The allegations against Ahmadinejad come as some of the Americans who were taken captive in Iran in 1979 implicate the newly elected leader in the hostage crisis. Radical Iranian students took over the U.S. Embassy and held 52 Americans hostage for 444 days.

The United States said Friday it would not be surprised if Ahmadinejad turns out to have been a main participant in the holding of American hostages in Tehran a quarter-century ago, although the Bush administration cautioned that it was still trying to determine the facts.

Five former U.S. hostages who saw Ahmadinejad in photographs or on television said they believe he was among the hostage-takers. One said he was interrogated by Ahmadinejad.

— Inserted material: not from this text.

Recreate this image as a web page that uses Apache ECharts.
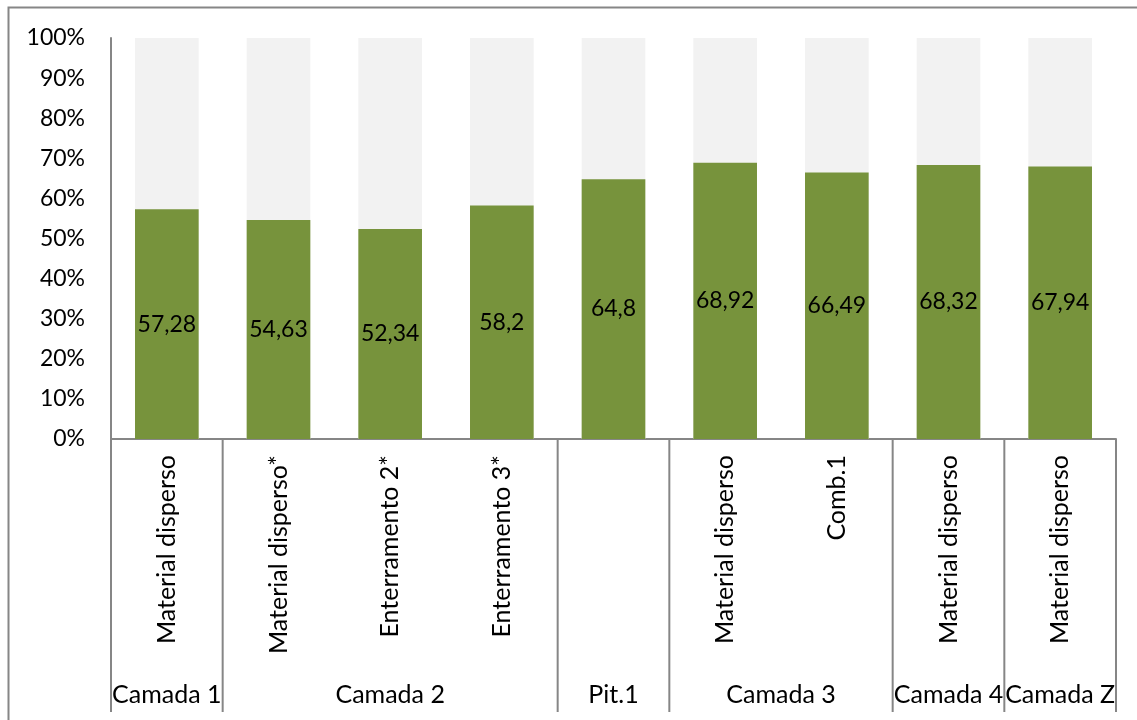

"I don't think it should be surprising to anyone if it turns out to be true," White House spokesman Scott McClellan said in Washington. "This is a regime run by an unelected few that only allowed its hand-picked candidates to run in an election that was well short of free and fair."

In a June 16 statement, the National Council of Resistance of Iran accused Ahmadinejad of having served as "the commander of the team that was responsible for carrying out the anti-Islamic and inhuman fatwa to murder the British author Salman Rushdie" for perceived insults to Islam.

"He was the governor-general of Ardabil province in northwest Iran and responsible for the crackdown and killing of dissidents in the province," it said.

The Paris-based council, which seeks to topple Iran's ultra-religious government, is the political arm of the Mujahedeen Khalq, a group that Washington and the European Union include on their lists of terrorist organizations.